**WORK TO COMPLETE**: Quote the data below in full, minus the images.

**PROVIDED MATERIAL**:
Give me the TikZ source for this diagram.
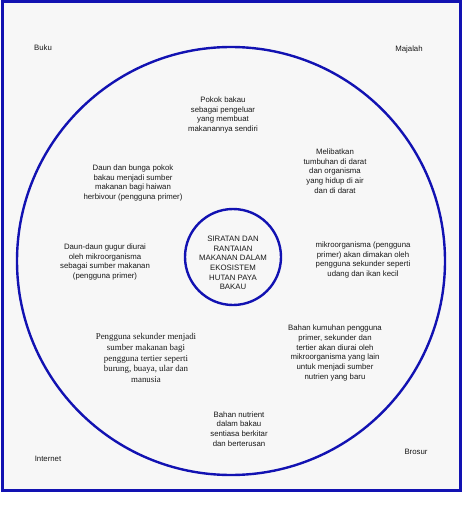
\documentclass[tikz,border=0pt]{standalone}
\usepackage{fontspec}
\setmainfont{Liberation Sans}
\newfontfamily\serifblock{Liberation Serif}
\definecolor{ringblue}{RGB}{18,18,178}
\definecolor{paper}{RGB}{247,247,247}
\definecolor{ink}{RGB}{25,25,25}
\begin{document}
\begin{tikzpicture}[x=1pt,y=-1pt,
	txt/.style={align=center, text=ink, inner sep=0pt, font=\fontsize{7.8}{9.7}\selectfont},
	sertxt/.style={align=center, text=ink, inner sep=0pt, font=\serifblock\fontsize{8.9}{10.9}\selectfont},
	ring/.style={draw=ringblue, line width=2.4pt}]
	\useasboundingbox (0,0) rectangle (474,505);
	\draw[draw=ringblue, line width=3pt, fill=paper] (2,2) rectangle (460,490);
	\draw[ring] (231,261) circle (214);
	\node[ring, circle, minimum size=96pt, inner sep=0pt] (pusat) at (233,257) {};
	\node[txt] (tajuk) at (233,263) {SIRATAN DAN\\RANTAIAN\\MAKANAN DALAM\\EKOSISTEM\\HUTAN PAYA\\BAKAU};
	% sumber rujukan di sudut
	\node[txt] (buku) at (43,48) {Buku};
	\node[txt] (majalah) at (409,49) {Majalah};
	\node[txt] (internet) at (48,459) {Internet};
	\node[txt] (brosur) at (416,452) {Brosur};
	% isi bulatan besar
	\node[txt] (pengeluar) at (223,115) {Pokok bakau\\sebagai pengeluar\\yang membuat\\makanannya sendiri};
	\node[txt] (melibatkan) at (335,171) {Melibatkan\\tumbuhan di darat\\dan organisma\\yang hidup di air\\dan di darat};
	\node[txt] (herbivor) at (133,183) {Daun dan bunga pokok\\bakau menjadi sumber\\makanan bagi haiwan\\herbivour (pengguna primer)};
	\node[txt] (gugur) at (105,262) {Daun-daun gugur diurai\\oleh mikroorganisma\\sebagai sumber makanan\\(pengguna primer)};
	\node[txt] (mikro) at (363,260) {mikroorganisma (pengguna\\primer) akan dimakan oleh\\pengguna sekunder seperti\\udang dan ikan kecil};
	\node[sertxt] (tertier) at (146,358) {Pengguna sekunder menjadi\\sumber makanan bagi\\pengguna tertier seperti\\burung, buaya, ular dan\\manusia};
	\node[txt] (kumuhan) at (335,353) {Bahan kumuhan pengguna\\primer, sekunder dan\\tertier akan diurai oleh\\mikroorganisma yang lain\\untuk menjadi sumber\\nutrien yang baru};
	\node[txt] (nutrient) at (239,429) {Bahan nutrient\\dalam bakau\\sentiasa berkitar\\dan berterusan};
\end{tikzpicture}
\end{document}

**WRITTEN ANSWER**:
Give me the TikZ source for this diagram.
\documentclass[tikz,border=0pt]{standalone}
\usepackage{fontspec}
\setmainfont{Liberation Sans}
\newfontfamily\serifblock{Liberation Serif}
\definecolor{ringblue}{RGB}{18,18,178}
\definecolor{paper}{RGB}{247,247,247}
\definecolor{ink}{RGB}{25,25,25}
\begin{document}
\begin{tikzpicture}[x=1pt,y=-1pt,
	txt/.style={align=center, text=ink, inner sep=0pt, font=\fontsize{7.8}{9.7}\selectfont},
	sertxt/.style={align=center, text=ink, inner sep=0pt, font=\serifblock\fontsize{8.9}{10.9}\selectfont},
	ring/.style={draw=ringblue, line width=2.4pt}]
	\useasboundingbox (0,0) rectangle (474,505);
	\draw[draw=ringblue, line width=3pt, fill=paper] (2,2) rectangle (460,490);
	\draw[ring] (231,261) circle (214);
	\node[ring, circle, minimum size=96pt, inner sep=0pt] (pusat) at (233,257) {};
	\node[txt] (tajuk) at (233,263) {SIRATAN DAN\\RANTAIAN\\MAKANAN DALAM\\EKOSISTEM\\HUTAN PAYA\\BAKAU};
	% sumber rujukan di sudut
	\node[txt] (buku) at (43,48) {Buku};
	\node[txt] (majalah) at (409,49) {Majalah};
	\node[txt] (internet) at (48,459) {Internet};
	\node[txt] (brosur) at (416,452) {Brosur};
	% isi bulatan besar
	\node[txt] (pengeluar) at (223,115) {Pokok bakau\\sebagai pengeluar\\yang membuat\\makanannya sendiri};
	\node[txt] (melibatkan) at (335,171) {Melibatkan\\tumbuhan di darat\\dan organisma\\yang hidup di air\\dan di darat};
	\node[txt] (herbivor) at (133,183) {Daun dan bunga pokok\\bakau menjadi sumber\\makanan bagi haiwan\\herbivour (pengguna primer)};
	\node[txt] (gugur) at (105,262) {Daun-daun gugur diurai\\oleh mikroorganisma\\sebagai sumber makanan\\(pengguna primer)};
	\node[txt] (mikro) at (363,260) {mikroorganisma (pengguna\\primer) akan dimakan oleh\\pengguna sekunder seperti\\udang dan ikan kecil};
	\node[sertxt] (tertier) at (146,358) {Pengguna sekunder menjadi\\sumber makanan bagi\\pengguna tertier seperti\\burung, buaya, ular dan\\manusia};
	\node[txt] (kumuhan) at (335,353) {Bahan kumuhan pengguna\\primer, sekunder dan\\tertier akan diurai oleh\\mikroorganisma yang lain\\untuk menjadi sumber\\nutrien yang baru};
	\node[txt] (nutrient) at (239,429) {Bahan nutrient\\dalam bakau\\sentiasa berkitar\\dan berterusan};
\end{tikzpicture}
\end{document}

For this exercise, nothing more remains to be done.